Between 27 September 2020 and 28 September 2023 - a period of three years and one day - the Republic of Azerbaijan took control of all territory previously ruled by the Republic of Artsakh. Prior to this event, Artsakh, which was also known as Nagorno-Karabakh, had been inhabited entirely (or nearly so) by people of Armenian language, culture, and ethnicity.
The conquest of Artsakh took place in five distinct steps:
a forty-four-day war (27 September 2020 - 10 November 2020)
twenty-five months of relative peace (11 November 2020 - 11 December 2022)
a ten-month blockade (12 December 2023 - 19 November 2023)
a one-day war (19 September 2023 - 20 September 2023)
negotiations leading to the dissolution of Artsakh
As a result of these events, nearly all of the people who had been living in Artsakh before 27 September 2020 sought refuge in the Republic of Armenia. In other words, the multi-stage annihilation of Artsakh resulted in the expulsion of one hundred and twenty thousand people. (Of these, twenty thousand or so left in the course of the forty-four day war of 2020. The rest departed soon after the end of the one-day war of 2023.)
The method used to annihilate Artsakh brings to mind the salami tactics so often discussed during the Cold War.1 However, rather than starting by carving a thin slice, Azerbaijan began its campaign with the rapid seizure of a third (more or less) of the territory in question. Thus, instead of looking like the incremental theft of a well-cured sausage, the effort bears a closer resemblance to the fate of a Thanksgiving turkey. That is to say, while the disposition of the unfortunate bird begins with a feast that consumes much, but far from all, of it, the process does not end until the remaining bits of flesh and bones have found their way into various sandwiches, soups, and casseroles.

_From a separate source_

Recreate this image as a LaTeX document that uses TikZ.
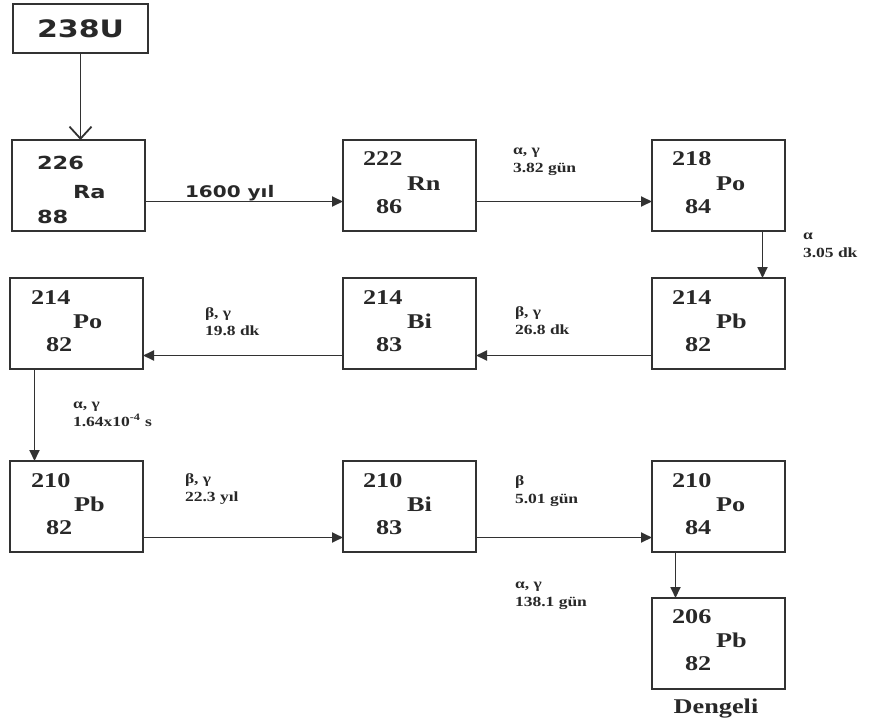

Azerbaijani success with “turkey tactics” may have informed (if not actually inspired) the ongoing attempt by Israel to conquer the northern third of the Gaza Strip. Thus, if that campaign succeeds in clearing Northern Gaza of its inhabitants, we might well see, over the course of the near future, a long series of efforts resembling those used by Azerbaijan between the forty-four day war and the surrender of Artsakh. These will include blockades, periods of relative peace, and attempts to isolate the government of Gaza from its supporters in the world at large.
Russia may employ a similar approach to gain control over those Russian-speaking parts of Ukraine it has yet to occupy.2 That is, it may end hostilities before taking control of places like Odessa and Kharkiv, secure in the knowledge that, in the years to come, such things as financial exhaustion, diplomatic isolation, and, perhaps, a return engagement by “the Little Green Men,” will allow them to complete the conquest of “Little Russia” at relatively low cost in lives, shells, and rubles.
Each of these situations, of course, differs considerably from the others. The rapid collapse of Artsakh, for example, owes much to the warm welcome extended by both the people and the government of Armenia to refugees from that ill-fated exclave. Likewise, people from Odessa and Kharkiv who would rather not live under Russian rule will, like the Frenchmen who left Alsace and Lorraine in 1871, be able to move to locales that remain part of Ukraine. The same, however, does not apply to the people of Gaza, who, for the most part, have no place to go.
In much the same way, while Russia is able to fight a war measured in months (if not years), neither Israel nor Azerbaijan have been able to conduct substantial operations for more than a few weeks at a time. (To put things in the language of role-playing games, Russia needs fewer “long rests” than either of the smaller countries.) Nonetheless, the hope of “soup, sandwiches, and casseroles” in the years to come may lead it to exploit the opportunity created by the war in Gaza to agree to a ceasefire in Ukraine.
For Further Reading:
For a classic description of salami tactics, see this 96-second scene from the television show Yes, Prime Minister.
I fully realize that, where Ukraine is concerned, the correlation between language and loyalty is less than perfect. Nonetheless, I use “Russian-speaking” and “Ukrainian-speaking” as shorthand for “people who would rather live under Russian rule” and “people who would rather live under Ukrainian rule.”